──────── LISTING

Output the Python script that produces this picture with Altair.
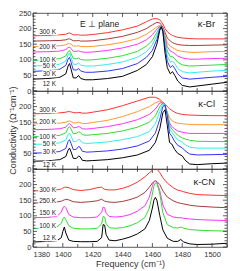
import altair as alt
import pandas as pd

# ---------------- data ----------------
TEMPS = ["300 K", "250 K", "200 K", "150 K", "100 K", "50 K", "30 K", "12 K"]
COLORS = ["#ff3333", "#a33c3c", "#ff9933", "#ff33ff", "#33dd33", "#33eeee", "#3333ff", "#000000"]

# kappa-Br panel
F_BR = [1380, 1390, 1398, 1402, 1403.5, 1404.5, 1405.5, 1407, 1409, 1410.5, 1412, 1415, 1420, 1430, 1440,
        1450, 1456, 1460, 1463, 1465, 1466, 1467, 1468.5, 1470, 1472, 1473.5, 1475, 1477, 1480, 1485,
        1490, 1500, 1510]
BR_300 = [177, 178, 180, 182, 185, 186, 184, 180, 180, 180, 179, 179, 181, 187, 196, 208, 222, 231, 232, 228,
          222, 215, 200, 190, 182, 178, 175, 172, 170, 168, 167, 167, 167]
BR_250 = [160, 161, 162, 164, 167, 167, 165, 161, 161, 162, 160, 160, 161, 167, 175, 188, 200, 212, 220, 218,
          212, 205, 188, 170, 160, 155, 152, 149, 147, 146, 146, 147, 148]
BR_200 = [142, 143, 145, 148, 152, 153, 150, 144, 144, 145, 143, 142, 143, 148, 156, 168, 182, 195, 206, 210,
          208, 200, 178, 155, 143, 139, 135, 130, 127, 124, 124, 126, 127]
BR_150 = [125, 126, 128, 133, 139, 141, 136, 127, 127, 129, 126, 124, 125, 130, 138, 150, 164, 180, 198, 208,
          208, 200, 172, 142, 128, 125, 120, 112, 106, 102, 102, 104, 105]
BR_100 = [98, 100, 104, 112, 126, 130, 120, 104, 103, 106, 101, 99, 100, 105, 113, 127, 144, 162, 188, 205,
          208, 200, 165, 128, 110, 110, 104, 92, 84, 80, 81, 83, 85]
BR_50 = [80, 82, 86, 96, 115, 122, 108, 86, 85, 90, 83, 80, 80, 85, 93, 108, 126, 148, 178, 203,
         208, 198, 155, 112, 92, 96, 88, 72, 62, 58, 60, 64, 66]
BR_30 = [63, 65, 70, 82, 102, 108, 92, 68, 67, 72, 64, 60, 60, 64, 72, 88, 108, 130, 165, 200,
         207, 195, 140, 95, 75, 82, 72, 55, 42, 38, 40, 44, 47]
BR_12 = [38, 40, 44, 55, 80, 88, 70, 42, 42, 50, 40, 36, 36, 40, 47, 66, 85, 110, 150, 195,
         205, 190, 120, 75, 55, 62, 50, 32, 18, 13, 16, 22, 28]

# kappa-Cl panel
F_CL = [1380, 1390, 1398, 1402, 1403.5, 1404.5, 1405.5, 1407, 1409, 1410.5, 1411.5, 1413, 1416, 1420, 1430,
        1440, 1450, 1458, 1462, 1465, 1467, 1468.5, 1470, 1471.5, 1473, 1475, 1477, 1480, 1482, 1485,
        1490, 1500, 1510]
CL_300 = [177, 178, 180, 182, 184, 184, 183, 181, 180, 181, 181, 179, 179, 182, 190, 203, 218, 230, 230, 223,
          214, 208, 200, 193, 188, 182, 178, 175, 174, 173, 172, 171, 171]
CL_200 = [145, 146, 147, 150, 153, 154, 152, 148, 148, 150, 149, 146, 146, 149, 156, 168, 184, 200, 212, 218,
          210, 200, 182, 165, 155, 150, 147, 145, 144, 143, 142, 142, 142]
CL_150 = [126, 127, 129, 134, 143, 146, 141, 132, 133, 136, 135, 129, 128, 130, 136, 145, 158, 175, 192, 212,
          212, 200, 178, 148, 136, 128, 122, 118, 116, 114, 114, 114, 114]
CL_100 = [104, 105, 108, 116, 132, 136, 128, 113, 114, 119, 118, 110, 108, 110, 114, 122, 134, 150, 170, 200,
          212, 205, 180, 140, 128, 118, 108, 100, 96, 92, 89, 88, 88]
CL_50 = [79, 80, 84, 93, 110, 115, 106, 88, 89, 95, 93, 84, 82, 83, 87, 94, 104, 120, 145, 185,
         208, 206, 175, 130, 118, 105, 94, 86, 78, 70, 67, 67, 67]
CL_30 = [51, 52, 56, 66, 88, 94, 82, 62, 63, 72, 70, 57, 54, 55, 58, 64, 74, 90, 115, 160,
         200, 205, 170, 115, 105, 88, 76, 68, 58, 48, 45, 46, 47]
CL_12 = [25, 26, 30, 40, 60, 67, 55, 34, 34, 41, 40, 28, 26, 27, 30, 36, 45, 60, 85, 130,
         180, 190, 140, 85, 80, 62, 50, 42, 28, 16, 14, 17, 19]

# kappa-CN panel
F_CN = [1380, 1390, 1396, 1399, 1400, 1401, 1402, 1404, 1407, 1412, 1418, 1423, 1426, 1427, 1428,
        1429, 1431, 1435, 1440, 1445, 1450, 1455, 1458, 1460, 1461, 1462, 1463, 1465, 1467, 1470,
        1474, 1477, 1479, 1481, 1485, 1490, 1500, 1510]
CN_300 = [180, 181, 183, 186, 189, 191, 192, 190, 184, 181, 184, 190, 192, 188, 185, 184, 183, 183, 188, 196,
          208, 225, 238, 246, 252, 255, 250, 238, 222, 205, 190, 182, 180, 177, 172, 168, 166, 165]
CN_250 = [141, 142, 144, 147, 149, 151, 153, 151, 145, 143, 145, 148, 153, 150, 147, 146, 144, 143, 146, 152,
          160, 175, 192, 205, 210, 212, 210, 200, 180, 160, 148, 142, 140, 138, 134, 131, 128, 126]
CN_150 = [94, 95, 98, 112, 125, 131, 126, 104, 96, 94, 94, 96, 112, 128, 126, 108, 98, 96, 98, 104,
          115, 132, 160, 195, 208, 212, 208, 180, 135, 105, 96, 94, 94, 92, 90, 88, 86, 85]
CN_100 = [59, 60, 64, 76, 90, 96, 88, 68, 60, 58, 58, 60, 74, 98, 96, 75, 62, 60, 62, 68,
          78, 95, 125, 170, 195, 205, 206, 170, 110, 72, 62, 61, 64, 60, 56, 54, 52, 51]
CN_12 = [16, 18, 20, 30, 50, 64, 45, 22, 18, 17, 17, 18, 30, 72, 70, 40, 22, 20, 25, 32,
         42, 58, 85, 125, 150, 159, 150, 100, 55, 28, 18, 18, 24, 16, 10, 8, 9, 12]

# temperature labels inside panels
LAB_BR = ["300 K", "200 K", "100 K", "50 K", "30 K", "12 K"]
LAB_BR_Y = [190, 142, 98, 79, 54, 22]
LAB_CL = ["300 K", "200 K", "100 K", "50 K", "30 K", "12 K"]
LAB_CL_Y = [190, 152, 104, 79, 54, 13]
LAB_CN = ["300 K", "250 K", "150 K", "100 K", "12 K"]
LAB_CN_Y = [184, 149, 108, 67, 28]
LAB_X = 1395.5

# axis values
X_LABELS = [1380, 1400, 1420, 1440, 1460, 1480, 1500]
X_MINOR = [1390, 1410, 1430, 1450, 1470, 1490, 1510]
Y_LABELS_TOP = [0, 50, 100, 150, 200, 250]
Y_LABELS = [0, 50, 100, 150, 200]
Y_MAJOR = [0, 50, 100, 150, 200, 250]
Y_MINOR = [10, 20, 30, 40, 60, 70, 80, 90, 110, 120, 130, 140, 160, 170, 180, 190,
           210, 220, 230, 240]

# ---------------- chart ----------------
W, H = 194, 78
FONT = "Liberation Sans"
INK = "#333333"
XS = alt.Scale(domain=[1380, 1510], nice=False, zero=False)
YS = alt.Scale(domain=[0, 250], nice=False, zero=False)


def panel(freqs, curves, labs, labs_y, name, name_y, y_labels, y_title, x_axis, note=None):
    rows = []
    for t, vals in curves:
        for f, v in zip(freqs, vals):
            rows.append({"f": f, "v": v, "T": t})
    df = pd.DataFrame(rows)

    yax = alt.Axis(values=y_labels, ticks=False, domain=False, grid=False, labelFontSize=7.5,
                   labelPadding=2, labelFont=FONT, labelColor=INK,
                   title=y_title, titleFontSize=9, titleFont=FONT, titleColor=INK,
                   titleFontWeight="normal", titlePadding=1)
    if x_axis:
        xax = alt.Axis(values=X_LABELS, ticks=False, domain=False, grid=False,
                       format="d", labelFontSize=7.5, labelPadding=3,
                       labelFont=FONT, labelColor=INK,
                       title="Frequency (cm⁻¹)", titleFontSize=9,
                       titleFont=FONT, titleColor=INK,
                       titleFontWeight="normal", titlePadding=2)
    else:
        xax = None

    def X(field):
        return alt.X(field, type="quantitative", scale=XS, axis=xax)

    def Y(field):
        return alt.Y(field, type="quantitative", scale=YS, axis=yax)

    lines = alt.Chart(df).mark_line(strokeWidth=1, clip=True).encode(
        x=X("f"), y=Y("v"),
        color=alt.Color("T:N", scale=alt.Scale(domain=TEMPS, range=COLORS), legend=None),
    )

    ldf = pd.DataFrame({"s": labs, "v": labs_y, "f": [LAB_X] * len(labs)})
    lbase = alt.Chart(ldf).encode(x=X("f"), y=Y("v"), text="s:N")
    halo = lbase.mark_text(align="right", baseline="middle", fontSize=6.5, font=FONT,
                           fill="white", stroke="white", strokeWidth=2.5)
    txt = lbase.mark_text(align="right", baseline="middle", fontSize=6.5, font=FONT, fill="#222222")

    ndf = pd.DataFrame({"s": [name], "f": [1502], "v": [name_y]})
    ntxt = alt.Chart(ndf).mark_text(align="right", baseline="middle", fontSize=9.5, font=FONT,
                                    fill="#222222").encode(x=X("f"), y=Y("v"), text="s:N")

    layers = [lines, halo, txt, ntxt]
    if note:
        edf = pd.DataFrame({"s": [note[0]], "f": [note[1]], "v": [note[2]]})
        layers.append(alt.Chart(edf).mark_text(align="center", baseline="middle", fontSize=8.5,
                                               font=FONT, fill="#222222").encode(
            x=X("f"), y=Y("v"), text="s:N"))

    # inward ticks on all four sides
    for vals, ln in ((X_LABELS, 4), (X_MINOR, 3)):
        d = pd.DataFrame({"f": vals})
        base = alt.Chart(d).mark_rule(color=INK, strokeWidth=0.8)
        layers.append(base.encode(x=X("f"), y=alt.value(H), y2=alt.value(H - ln)))
        layers.append(base.encode(x=X("f"), y=alt.value(0), y2=alt.value(ln)))
    for vals, ln in ((Y_MAJOR, 4), (Y_MINOR, 2.5)):
        d = pd.DataFrame({"v": vals})
        base = alt.Chart(d).mark_rule(color=INK, strokeWidth=0.8)
        layers.append(base.encode(y=Y("v"), x=alt.value(0), x2=alt.value(ln)))
        layers.append(base.encode(y=Y("v"), x=alt.value(W), x2=alt.value(W - ln)))

    return alt.layer(*layers).properties(width=W, height=H)


p1 = panel(F_BR,
           [("300 K", BR_300), ("250 K", BR_250), ("200 K", BR_200), ("150 K", BR_150),
            ("100 K", BR_100), ("50 K", BR_50), ("30 K", BR_30), ("12 K", BR_12)],
           LAB_BR, LAB_BR_Y, "κ-Br", 215, Y_LABELS_TOP, None, False,
           note=("E ⊥ plane", 1424.6, 216))
p2 = panel(F_CL,
           [("300 K", CL_300), ("200 K", CL_200), ("150 K", CL_150), ("100 K", CL_100),
            ("50 K", CL_50), ("30 K", CL_30), ("12 K", CL_12)],
           LAB_CL, LAB_CL_Y, "κ-Cl", 209, Y_LABELS, "Conductivity (Ω⁻¹cm⁻¹)", False)
p3 = panel(F_CN,
           [("300 K", CN_300), ("250 K", CN_250), ("150 K", CN_150), ("100 K", CN_100), ("12 K", CN_12)],
           LAB_CN, LAB_CN_Y, "κ-CN", 209, Y_LABELS, None, True)

chart = alt.vconcat(p1, p2, p3, spacing=0, bounds="flush").properties(padding=0).configure_view(
    stroke=INK, strokeWidth=0.8
)

chart.save("out.html", embed_options={"renderer": "svg", "actions": False})
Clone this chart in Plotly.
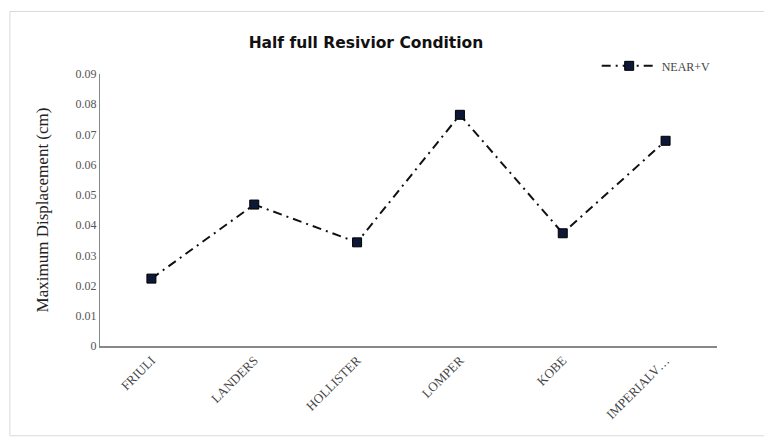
import plotly.graph_objects as go

categories = ["FRIULI", "LANDERS", "HOLLISTER", "LOMPER", "KOBE", "IMPERIALV…"]
near_v = [0.0223, 0.0468, 0.0343, 0.0765, 0.0373, 0.0679]
y_tick_vals = [0, 0.01, 0.02, 0.03, 0.04, 0.05, 0.06, 0.07, 0.08, 0.09]
y_tick_text = ["0", "0.01", "0.02", "0.03", "0.04", "0.05", "0.06", "0.07", "0.08", "0.09"]

fig = go.Figure()
fig.add_trace(go.Scatter(
    x=categories, y=near_v, name="NEAR+V",
    mode="lines+markers",
    line=dict(color="#111111", width=2, dash="9px,5px,2px,5px"),
    marker=dict(symbol="square", size=9, color="#0d1736",
                line=dict(color="#000000", width=1)),
))

fig.update_layout(
    width=764, height=437,
    margin=dict(l=100, r=47, t=74, b=91),
    paper_bgcolor="white", plot_bgcolor="white",
    title=dict(text="<b>Half full Resivior Condition</b>",
               x=0.479, xanchor="center", y=0.902, yanchor="middle",
               font=dict(family="DejaVu Sans", size=15.5, color="#111111")),
    showlegend=True,
    legend=dict(x=0.805, y=1.03, xanchor="left", yanchor="middle",
                itemwidth=55,
                font=dict(family="Liberation Serif, Times New Roman", size=12, color="#444444"),
                bgcolor="rgba(0,0,0,0)"),
    xaxis=dict(
        type="category",
        range=[-0.5, 5.5],
        showline=True, linecolor="#888888", linewidth=1.5,
        showgrid=False, ticks="", tickangle=-45,
        tickfont=dict(family="Liberation Serif, Times New Roman", size=13, color="#444444"),
    ),
    yaxis=dict(
        range=[0, 0.09],
        tickvals=y_tick_vals, ticktext=y_tick_text,
        showline=True, linecolor="#888888", linewidth=1.2,
        showgrid=False, zeroline=False, ticks="",
        tickfont=dict(family="Liberation Serif, Times New Roman", size=12, color="#555555"),
        title=dict(text="Maximum Displacement (cm)",
                   font=dict(family="Liberation Serif, Times New Roman", size=17, color="#222222"),
                   standoff=22),
    ),
    shapes=[dict(type="rect", xref="paper", yref="paper",
                 x0=-0.146, x1=1.1, y0=-0.33, y1=1.23,
                 line=dict(color="#d9d9d9", width=1))],
)

fig.write_html("out.html")
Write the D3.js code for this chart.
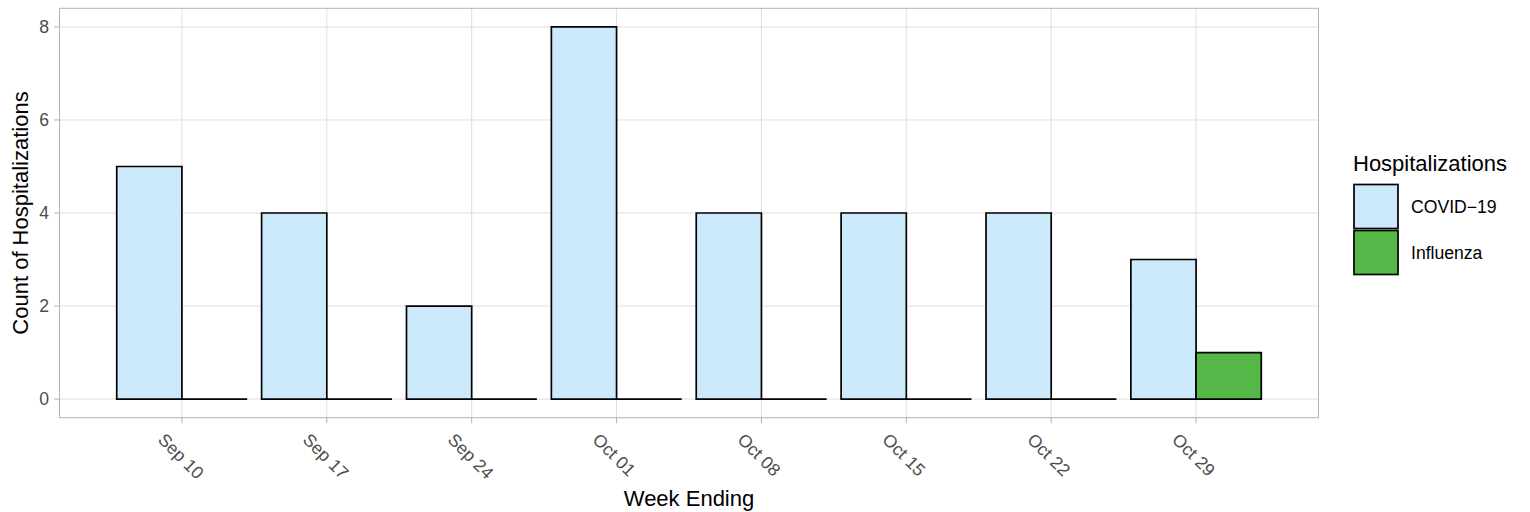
<!DOCTYPE html>
<html lang="en">
<head>
<meta charset="UTF-8">
<title>Hospitalizations</title>
<script src="https://cdn.jsdelivr.net/npm/d3@7"></script>
<style>
  body { margin: 0; background: #fff; }
  text { font-family: "Liberation Sans", Arial, sans-serif; }
</style>
</head>
<body>
<script>
// data
var weeks = ["2023-09-10", "2023-09-17", "2023-09-24", "2023-10-01", "2023-10-08", "2023-10-15", "2023-10-22", "2023-10-29"];
var series = ["COVID\u221219", "Influenza"];
var covid = [5, 4, 2, 8, 4, 4, 4, 3];
var influenza = [0, 0, 0, 0, 0, 0, 0, 1];
var yTicks = [0, 2, 4, 6, 8];
var colors = ["#cdeafc", "#55b748"];

var W = 1530, H = 512;
var panel = {left: 59.5, right: 1318.5, top: 8.3, bottom: 417.7};
var tickFont = "17.6px", titleFont = "22px";

var parse = d3.timeParse("%Y-%m-%d");
var dates = weeks.map(parse);
var day = 864e5;
var barW = 0.9 * 7 * day;           // dodge width
var lo = +dates[0] - barW / 2, hi = +dates[dates.length - 1] + barW / 2;
var pad = (hi - lo) * 0.05;

var x = d3.scaleTime()
    .domain([new Date(lo - pad), new Date(hi + pad)])
    .range([panel.left, panel.right]);
var y = d3.scaleLinear()
    .domain([-0.4, 8.4])
    .range([panel.bottom, panel.top]);

var svg = d3.select("body").append("svg").attr("width", W).attr("height", H);

// grid
var grid = svg.append("g").attr("stroke", "#dedede").attr("stroke-width", 1);
grid.selectAll(".gy").data(yTicks).enter().append("line")
    .attr("x1", panel.left).attr("x2", panel.right)
    .attr("y1", function(d) { return y(d); }).attr("y2", function(d) { return y(d); });
grid.selectAll(".gx").data(dates).enter().append("line")
    .attr("y1", panel.top).attr("y2", panel.bottom)
    .attr("x1", function(d) { return x(d); }).attr("x2", function(d) { return x(d); });

// bars (paths so that zero-height bars still show their outline)
var rows = [];
dates.forEach(function(d, i) {
    rows.push({date: d, k: 0, v: covid[i]});
    rows.push({date: d, k: 1, v: influenza[i]});
});
var half = barW / 2;
svg.append("g").selectAll("path").data(rows).enter().append("path")
    .attr("d", function(d) {
        var x0 = x(new Date(+d.date - half + d.k * half)),
            w = x(new Date(+d.date + half)) - x(d.date),
            y0 = y(0), y1 = y(d.v);
        return "M" + x0 + "," + y0 + "H" + (x0 + w) + "V" + y1 + "H" + x0 + "Z";
    })
    .attr("fill", function(d) { return colors[d.k]; })
    .attr("stroke", "#000").attr("stroke-width", 1.7)
    .attr("stroke-linejoin", "miter");

// panel border
svg.append("rect")
    .attr("x", panel.left).attr("y", panel.top)
    .attr("width", panel.right - panel.left).attr("height", panel.bottom - panel.top)
    .attr("fill", "none").attr("stroke", "#b3b3b3").attr("stroke-width", 1);

// y axis
var yAxis = svg.append("g");
yAxis.selectAll("line").data(yTicks).enter().append("line")
    .attr("x1", panel.left - 5.5).attr("x2", panel.left)
    .attr("y1", function(d) { return y(d); }).attr("y2", function(d) { return y(d); })
    .attr("stroke", "#b3b3b3");
yAxis.selectAll("text").data(yTicks).enter().append("text")
    .attr("x", panel.left - 10.5).attr("y", function(d) { return y(d); })
    .attr("dy", "0.36em").attr("text-anchor", "end")
    .attr("fill", "#4d4d4d").style("font-size", tickFont)
    .text(function(d) { return d; });

// x axis
var fmt = d3.timeFormat("%b %d");
var xAxis = svg.append("g");
xAxis.selectAll("line").data(dates).enter().append("line")
    .attr("x1", function(d) { return x(d); }).attr("x2", function(d) { return x(d); })
    .attr("y1", panel.bottom).attr("y2", panel.bottom + 5.5)
    .attr("stroke", "#b3b3b3");
xAxis.selectAll("text").data(dates).enter().append("text")
    .attr("transform", function(d) { return "translate(" + (x(d) - 25) + "," + (panel.bottom + 23) + ") rotate(45)"; })
    .attr("fill", "#4d4d4d").style("font-size", tickFont)
    .text(function(d) { return fmt(d); });

// axis titles
svg.append("text")
    .attr("x", (panel.left + panel.right) / 2).attr("y", 506)
    .attr("text-anchor", "middle").style("font-size", titleFont)
    .text("Week Ending");
svg.append("text")
    .attr("transform", "translate(28," + ((panel.top + panel.bottom) / 2) + ") rotate(-90)")
    .attr("text-anchor", "middle").style("font-size", titleFont)
    .text("Count of Hospitalizations");

// legend
var lg = svg.append("g").attr("transform", "translate(1353,0)");
lg.append("text").attr("x", 0).attr("y", 171).style("font-size", titleFont).text("Hospitalizations");
var keys = lg.selectAll("g").data(series).enter().append("g")
    .attr("transform", function(d, i) { return "translate(0," + (184 + i * 46) + ")"; });
keys.append("rect").attr("x", 1).attr("y", 0.5).attr("width", 44).attr("height", 44)
    .attr("fill", function(d, i) { return colors[i]; })
    .attr("stroke", "#000").attr("stroke-width", 1.7);
keys.append("text").attr("x", 58).attr("y", 23).attr("dy", "0.36em")
    .style("font-size", tickFont).text(function(d) { return d; });
</script>
</body>
</html>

────────────────

* _WHAT THE TASK REQUIRES_: List all lines holding the string "that".

* _COMPLETE ANSWER_:
Output the Python script that produces this picture with Altair.
// bars (paths so that zero-height bars still show their outline)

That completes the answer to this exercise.